Gran Turismo

A three part musical refinement of an iconic racing video game.

I was eight, and my brother and I had just been given a PlayStation 3 for Christmas along with a copy of Gran Turismo 5 Prologue. Its menu music featured a range of bespoke recordings of jazz-infused downtempo and trip-hop, and, looking back, was a stylish and refined alternative to some of the higher-energy soundtracks from other similar games.
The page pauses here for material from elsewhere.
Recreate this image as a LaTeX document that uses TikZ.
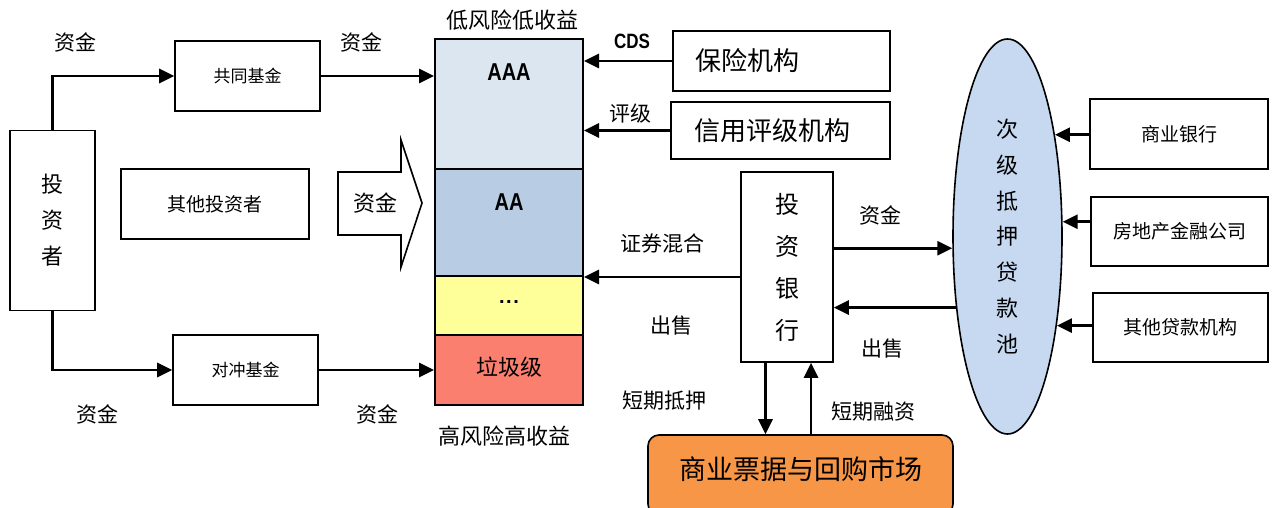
\documentclass[tikz,border=0pt]{standalone}
\usepackage{fontspec}
\usepackage{graphicx}
\setmainfont{Noto Sans CJK SC}
\newfontfamily\latinfont{Liberation Sans}
\usetikzlibrary{arrows.meta,shapes.geometric}

\definecolor{trAAA}{HTML}{DCE6F1}
\definecolor{trAA}{HTML}{B8CCE4}
\definecolor{trmid}{HTML}{FFFF99}
\definecolor{trjunk}{HTML}{FA7F6E}
\definecolor{poolblue}{HTML}{C6D9F0}
\definecolor{mktorange}{HTML}{F79646}

\newcommand{\fs}[2]{\fontsize{#1}{#2}\selectfont}
\newcommand{\tall}[1]{\scalebox{1}[1.22]{#1}}

\tikzset{
  box/.style={draw, line width=1.6pt, inner sep=0pt, align=center},
  tranche/.style={draw, line width=2pt, minimum width=148pt, inner sep=0pt},
  flow/.style={line width=2.8pt, -{Triangle[length=15pt,width=14pt]}},
  lbl/.style={inner sep=0pt, font=\fs{21}{21}},
  grade/.style={inner sep=0pt, font=\latinfont\bfseries\fs{20}{20}},
}

\begin{document}
\begin{tikzpicture}[x=1pt, y=-1pt]
\useasboundingbox (0,0) rectangle (1276,508);

% investors and funds
\node[box, minimum width=85pt, minimum height=180pt, font=\fs{22}{36}] (inv) at (52.5,220.5) {投\\资\\者};
\node[box, minimum width=145pt, minimum height=70pt, font=\fs{17}{17}] (mutual) at (247.5,76) {共同基金};
\node[box, minimum width=188pt, minimum height=70pt, font=\fs{19}{19}] (others) at (215,204) {其他投资者};
\node[box, minimum width=145pt, minimum height=70pt, font=\fs{17}{17}] (hedge) at (245.5,370) {对冲基金};

% tranche stack
\node[tranche, fill=trAAA, minimum height=130pt] (aaa) at (509,104) {};
\node[tranche, fill=trAA, minimum height=107pt] (aa) at (509,222.5) {};
\node[tranche, fill=trmid, minimum height=59pt] (mid) at (509,305.5) {};
\node[tranche, fill=trjunk, minimum height=70pt] (junk) at (509,370) {};
\node[grade] (taaa) at (509,72) {\tall{AAA}};
\node[grade] (taa) at (509,202) {\tall{AA}};
\node[grade] (tmid) at (509,302) {.\kern1.6pt.\kern1.6pt.};
\node[lbl, font=\fs{22}{22}] (tjunk) at (509,367) {垃圾级};
\node[lbl, font=\fs{22}{22}] (lowrisk) at (512,20) {低风险低收益};
\node[lbl, font=\fs{22}{22}] (highrisk) at (504,436) {高风险高收益};

% block arrow of funds from other investors
\draw[line width=1.6pt, fill=white]
  (338,172) -- (401,172) -- (401,140) -- (422,203) -- (401,267) -- (401,235) -- (338,235) -- cycle;
\node[lbl, font=\fs{22}{22}] (blockfund) at (375,203) {资金};

% investor flows
\draw[flow] (inv.north) |- (mutual.west);
\draw[flow] (inv.south) |- (hedge.west);
\draw[flow] (mutual.east) -- (mutual.east -| aaa.west);
\draw[flow] (hedge.east) -- (hedge.east -| junk.west);
\node[lbl] (f1) at (75,42) {资金};
\node[lbl] (f2) at (361,42) {资金};
\node[lbl] (f3) at (97,414) {资金};
\node[lbl] (f4) at (377,414) {资金};

% insurers and rating agencies
\node[box, minimum width=217pt, minimum height=60pt, text width=173pt, align=left, font=\fs{26}{26}] (ins) at (781.5,61) {保险机构};
\node[box, minimum width=219pt, minimum height=57pt, text width=173pt, align=left, font=\fs{26}{26}] (rating) at (780.5,130.5) {信用评级机构};
\draw[flow] (ins.west) -- (ins.west -| aaa.east);
\draw[flow] (rating.west) -- (rating.west -| aaa.east);
\node[inner sep=0pt, font=\latinfont\bfseries\fs{17}{17}] (cds) at (632,41) {\tall{CDS}};
\node[lbl] (rt) at (630,114) {评级};

% investment bank
\node[box, minimum width=92pt, minimum height=190pt, font=\fs{24}{42}] (ib) at (787,267) {投\\资\\银\\行};
\draw[flow] ([yshift=-10pt]ib.west) -- ([yshift=-10pt]ib.west -| aa.east);
\node[lbl] (mix) at (662,244) {证券混合};
\node[lbl] (sell1) at (671,326) {出售};

% mortgage pool
\node[draw, line width=1.6pt, fill=poolblue, ellipse, minimum width=109pt, minimum height=395pt, inner sep=0pt, font=\fs{22}{35.7}, align=center] (pool) at (1007.5,236.5) {次\\级\\抵\\押\\贷\\款\\池};
\draw[flow] (pool.192 -| ib.east) -- (pool.192);
\draw[flow] (pool.234.2) -- (pool.234.2 -| ib.east);
\node[lbl] (fund5) at (880,215) {资金};
\node[lbl] (sell2) at (882,349) {出售};

% loan originators
\node[box, minimum width=178pt, minimum height=70pt, font=\fs{19}{19}] (bank) at (1179,134) {商业银行};
\node[box, minimum width=177pt, minimum height=69pt, font=\fs{19}{19}] (realty) at (1179.5,231.5) {房地产金融公司};
\node[box, minimum width=175pt, minimum height=69pt, font=\fs{19}{19}] (lenders) at (1180.5,327.5) {其他贷款机构};
\draw[flow] (pool.65.6 -| bank.west) -- (pool.65.6);
\draw[flow] (pool.15 -| realty.west) -- (pool.15);
\draw[flow] (pool.-61.5 -| lenders.west) -- (pool.-61.5);

% commercial paper and repo market
\node[draw, line width=1.6pt, fill=mktorange, rounded corners=11pt, minimum width=305pt, minimum height=80pt, inner sep=0pt] (mkt) at (800.5,475) {};
\node[inner sep=0pt, font=\fs{27}{27}] (mkttext) at (800.5,469) {商业票据与回购市场};
\draw[flow] ([xshift=-21.5pt]ib.south) -- ([xshift=-21.5pt]ib.south |- mkt.north);
\draw[flow] ([xshift=24pt]ib.south |- mkt.north) -- ([xshift=24pt]ib.south);
\node[lbl] (short1) at (664,401) {短期抵押};
\node[lbl] (short2) at (873,412) {短期融资};
\end{tikzpicture}
\end{document}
I’d been building up a collection of songs that fit this remembered aesthetic, while simultaneously curating a few other separate racing-themed playlists. The idea was to distill them into some concrete musical concepts to soundtrack a series of racing games like Gran Turismo’s, and tracking how a franchise’s sound could evolve through successive instalments.


Gran Turismo 1

We start with a reinterpretation of the original menu soundtrack, recalibrated and better suited to the higher production value and polish of contemporary game soundtracks. I wanted to retain that level of sophistication and luxury that sucked eight year old me into the world of Gran Turismo. Since playing that game I’ve always associated that tasteful downtempo atmosphere with an image of luxury: fast cars, hotel lobbies, linen suits and fancy watches.
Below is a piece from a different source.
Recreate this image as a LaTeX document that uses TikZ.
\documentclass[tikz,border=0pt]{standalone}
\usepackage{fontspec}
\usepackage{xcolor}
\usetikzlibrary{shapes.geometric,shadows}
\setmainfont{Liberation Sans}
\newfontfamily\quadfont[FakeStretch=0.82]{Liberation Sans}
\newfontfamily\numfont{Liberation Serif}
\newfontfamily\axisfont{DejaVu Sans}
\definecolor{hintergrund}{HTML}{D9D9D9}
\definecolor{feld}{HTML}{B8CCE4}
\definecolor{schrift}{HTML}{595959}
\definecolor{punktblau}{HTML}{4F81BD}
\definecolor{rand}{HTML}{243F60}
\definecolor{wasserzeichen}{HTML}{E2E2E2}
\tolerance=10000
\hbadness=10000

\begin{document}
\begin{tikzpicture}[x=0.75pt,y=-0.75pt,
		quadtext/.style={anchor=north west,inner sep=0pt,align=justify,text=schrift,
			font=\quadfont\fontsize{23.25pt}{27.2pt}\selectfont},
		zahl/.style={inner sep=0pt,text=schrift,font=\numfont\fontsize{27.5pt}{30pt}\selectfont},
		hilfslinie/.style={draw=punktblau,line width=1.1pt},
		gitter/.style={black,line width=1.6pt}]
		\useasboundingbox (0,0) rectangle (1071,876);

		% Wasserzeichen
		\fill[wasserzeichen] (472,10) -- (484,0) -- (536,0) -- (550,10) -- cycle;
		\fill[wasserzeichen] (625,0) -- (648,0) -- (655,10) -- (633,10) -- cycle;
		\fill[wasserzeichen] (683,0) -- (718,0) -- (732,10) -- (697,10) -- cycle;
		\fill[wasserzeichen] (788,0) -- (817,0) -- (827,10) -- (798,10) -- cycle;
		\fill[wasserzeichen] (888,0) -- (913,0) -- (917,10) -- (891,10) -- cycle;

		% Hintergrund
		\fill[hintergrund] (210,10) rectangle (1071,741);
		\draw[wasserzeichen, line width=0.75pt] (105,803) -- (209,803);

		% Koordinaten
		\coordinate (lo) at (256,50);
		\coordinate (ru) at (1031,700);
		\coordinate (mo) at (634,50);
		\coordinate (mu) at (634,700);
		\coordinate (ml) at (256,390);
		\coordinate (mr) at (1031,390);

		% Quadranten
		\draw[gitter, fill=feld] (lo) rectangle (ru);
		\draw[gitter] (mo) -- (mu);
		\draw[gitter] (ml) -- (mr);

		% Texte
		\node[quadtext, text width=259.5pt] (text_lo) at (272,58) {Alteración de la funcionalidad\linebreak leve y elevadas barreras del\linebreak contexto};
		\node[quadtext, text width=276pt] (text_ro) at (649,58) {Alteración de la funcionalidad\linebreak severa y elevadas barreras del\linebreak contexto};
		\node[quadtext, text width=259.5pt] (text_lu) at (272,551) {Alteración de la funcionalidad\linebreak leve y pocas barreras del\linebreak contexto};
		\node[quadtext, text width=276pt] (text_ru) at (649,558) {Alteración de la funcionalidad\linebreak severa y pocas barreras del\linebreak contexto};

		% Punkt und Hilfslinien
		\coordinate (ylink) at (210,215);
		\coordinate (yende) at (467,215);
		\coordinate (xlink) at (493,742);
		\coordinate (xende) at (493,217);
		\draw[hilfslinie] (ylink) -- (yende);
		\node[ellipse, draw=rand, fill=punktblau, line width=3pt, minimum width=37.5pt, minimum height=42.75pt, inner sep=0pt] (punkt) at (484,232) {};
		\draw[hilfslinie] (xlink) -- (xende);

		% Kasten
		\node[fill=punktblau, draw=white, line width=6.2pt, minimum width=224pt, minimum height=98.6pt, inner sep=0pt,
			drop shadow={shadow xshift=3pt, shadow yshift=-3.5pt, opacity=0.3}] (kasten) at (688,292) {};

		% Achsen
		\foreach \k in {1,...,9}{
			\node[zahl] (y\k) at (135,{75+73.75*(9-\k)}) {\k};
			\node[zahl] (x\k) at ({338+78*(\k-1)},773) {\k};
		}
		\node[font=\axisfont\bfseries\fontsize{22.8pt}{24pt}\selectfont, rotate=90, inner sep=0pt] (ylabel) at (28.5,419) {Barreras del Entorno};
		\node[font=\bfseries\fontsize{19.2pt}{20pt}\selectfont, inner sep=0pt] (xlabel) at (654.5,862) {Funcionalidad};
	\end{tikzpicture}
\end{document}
Since the release of the Gran Turismo that inspired this soundtrack, messaging about these types of cars and racing in general has shifted towards a more technological focus. From electric cars and massive touchscreen interfaces, to intricate performance metrics, simply expanding on the nostalgic sounds of 2000s downtempo would not resonate today in the same way it did nearly two decades ago.

For this prospective new edition, the soundtrack draws on the artists synonymous with that era (Boards of Canada, DJ Shadow, Air), taking some of their lesser-known cuts to ground the musical identity in that period’s sound, while allowing it to feel enduring, rather than nostalgic. Work from international artists stemming from the same era has been introduced to add depth while retaining that timeless air (Susumu Yokota, New Composers, Takayuki Shiraishi).
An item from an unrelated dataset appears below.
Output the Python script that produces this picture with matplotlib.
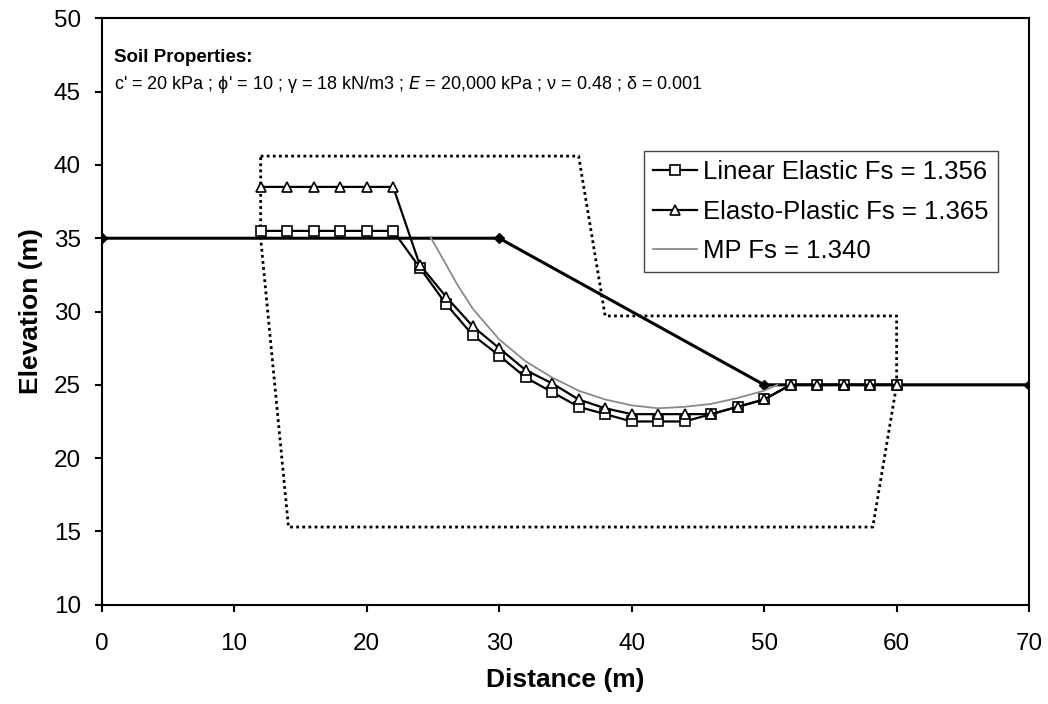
import numpy as np
import matplotlib
matplotlib.use("Agg")
import matplotlib.pyplot as plt

plt.rcParams['font.family'] = ['Liberation Sans', 'DejaVu Sans']

# ground surface
ground_x = [0, 30, 50, 70]
ground_y = [35, 35, 25, 25]

# slip surfaces
slip_x = [12, 14, 16, 18, 20, 22, 24, 26, 28, 30, 32, 34, 36, 38, 40, 42, 44,
          46, 48, 50, 52, 54, 56, 58, 60]
linear_y = [35.5, 35.5, 35.5, 35.5, 35.5, 35.5, 33.0, 30.5, 28.4, 27.0, 25.5,
            24.5, 23.5, 23.0, 22.5, 22.5, 22.5, 23.0, 23.5, 24.0, 25, 25, 25, 25, 25]
plastic_y = [38.5, 38.5, 38.5, 38.5, 38.5, 38.5, 33.2, 31.0, 29.0, 27.5, 26.0,
             25.1, 24.0, 23.4, 23.0, 23.0, 23.0, 23.0, 23.5, 24.0, 25, 25, 25, 25, 25]

mp_x = [24.8, 26, 26.8, 28, 30, 32, 34, 36, 38, 40, 42, 44, 46, 48, 50, 51]
mp_y = [35.1, 33.2, 31.9, 30.2, 28.1, 26.6, 25.5, 24.6, 24.0, 23.6, 23.4, 23.5,
        23.7, 24.1, 24.6, 25.0]

# search box
box_x = [12, 36, 38, 60, 60, 58.2, 14.1, 12, 12]
box_y = [40.6, 40.6, 29.7, 29.7, 25, 15.3, 15.3, 35, 40.6]

fig = plt.figure(figsize=(10.48, 7.04), dpi=100)
ax = fig.add_axes([0.097, 0.141, 0.885, 0.833])

ax.plot(box_x, box_y, color='black', lw=2, linestyle=(0, (1, 1.2)))
ax.plot(ground_x, ground_y, color='black', lw=2.2, marker='D', markersize=5)
ax.plot(slip_x, linear_y, color='black', lw=1.6, marker='s', markersize=7,
        markerfacecolor='white', markeredgewidth=1.2, label='Linear Elastic Fs = 1.356')
ax.plot(slip_x, plastic_y, color='black', lw=1.6, marker='^', markersize=7,
        markerfacecolor='white', markeredgewidth=1.2, label='Elasto-Plastic Fs = 1.365')
ax.plot(mp_x, mp_y, color='#8a8a8a', lw=1.3, label='MP Fs = 1.340')

ax.set_xlim(0, 70)
ax.set_ylim(10, 50)
ax.set_xticks(np.arange(0, 71, 10))
ax.set_yticks(np.arange(10, 51, 5))
ax.tick_params(labelsize=17.5, direction='out', length=5, width=1.5)
ax.tick_params(axis='x', pad=15)
ax.tick_params(axis='y', pad=10)
for s in ax.spines.values():
    s.set_linewidth(1.5)

ax.set_xlabel('Distance (m)', fontsize=19, fontweight='bold', labelpad=10)
ax.set_ylabel('Elevation (m)', fontsize=19, fontweight='bold', labelpad=8)

ax.text(0.9, 47.3, 'Soil Properties:', fontsize=13.5, fontweight='bold', va='center')
ax.text(0.9, 45.5, "c' = 20 kPa ; \u03d5' = 10 ; \u03b3 = 18 kN/m3 ; $\\it{E}$ = 20,000 kPa ; "
        "\u03bd = 0.48 ; \u03b4 = 0.001", fontsize=13, va='center')

leg = ax.legend(loc='upper right', bbox_to_anchor=(0.966, 0.773), fontsize=18.5,
                fancybox=False, framealpha=1, edgecolor='#444444', borderaxespad=0,
                handlelength=1.7, handletextpad=0.25, borderpad=0.35, labelspacing=0.6)
leg.get_frame().set_linewidth(1.0)

fig.savefig('out.png', dpi=100)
These established artists are complemented with more modern downtempo interpretations to help bring a contemporary sharpness to the soundtrack (Maara, Fergus Jones, Guy Contact), as well as some pop-infused additions that introduce a more melodic accessibility (james K, Vegyn, Erika de Casier).


Gran Turismo 2

The second instalment had started as a compilation of songs that fit a dark, progressive ‘late night drive’ aesthetic. When deciding to incorporate it into this series, it was stripped back and then expanded with a focus on clean, minimal sounds imagining you at night, behind the wheel of a car gliding past flashing streetlights. The aim was to retain that same composed identity of the original, but turning it into a pulsing, dark alternative.

The soundtrack features club-focused songs with slow, methodical builds reminiscent of the repetitive infrastructure of streetlights, road signs and lane markings flying past at night. I also explored how loop-based structures could interact dynamically as the player moves through the game, in a similar manner to The Chemical Brothers’ Star Guitar music video.

I tried to keep the songs sounding clean and well-lubricated, no harsh stops and starts, just careful momentum throughout. The soundtrack has German minimalism at its heart, featuring Berghain regulars (Fadi Mohem, Marcel Dettmann, Ryan Elliott) alongside some more paired back, deep techno selections (Wax, Second Woman, Donato Dozzy).

Work from musicians with an innate ability to engineer restrained but propulsive techno also features (Daniel Avery, Wallace, GiGi FM), while some slightly more experimental, left field producers are sprinkled throughout to prevent anyone from falling asleep at the wheel (Facta, Big Ever, Barker).


Gran Turismo 3

Where the second instalment shows a restrained approach to a club-focused sound, the third prioritises propulsion and pressure. It builds on the previous electronic development and leans into higher tempos and compressed rhythmic energy.

While more recent racing titles often opt for overt intensity, this final instalment takes notes from that idea, but retains the authenticity seen throughout the rest of the series by grounding it in boundary pushing UK bass lineage and its adjacent sounds.

The soundtrack uses tension and clipped percussion to build energy. Sharp, elastic drums are balanced with careful use of negative space by some of the most respected artists in the scene (Call Super, Objekt, LCY). While a fractured pressure build-up (Metrist, Wordcolour, French II) is released with more direct 4x4 propulsion (Impérieux, Vladimir Dubyshkin, Pangaea), as well as vast productions which lean more on emotion and space, rather than just percussion, to build and release pressure (Erik Luebs, CCL, Joy Orbison).


Gran Turismo’s sound evolves through three distinct stages: a refined opening reinterpreted for the modern day, a controlled and electronically driven progression defined by its restraint, and finally a propulsive, future-focused conclusion built on pressure and tension.

Through each distinct progression, tempo increases and sounds sharpen, but an underlying composure remains. By allowing its identity to adapt, without abandoning its core principles which have long set it apart from other titles, the series sustains a cohesive musical narrative which evolves through technological and cultural changes while preserving its unique elegance.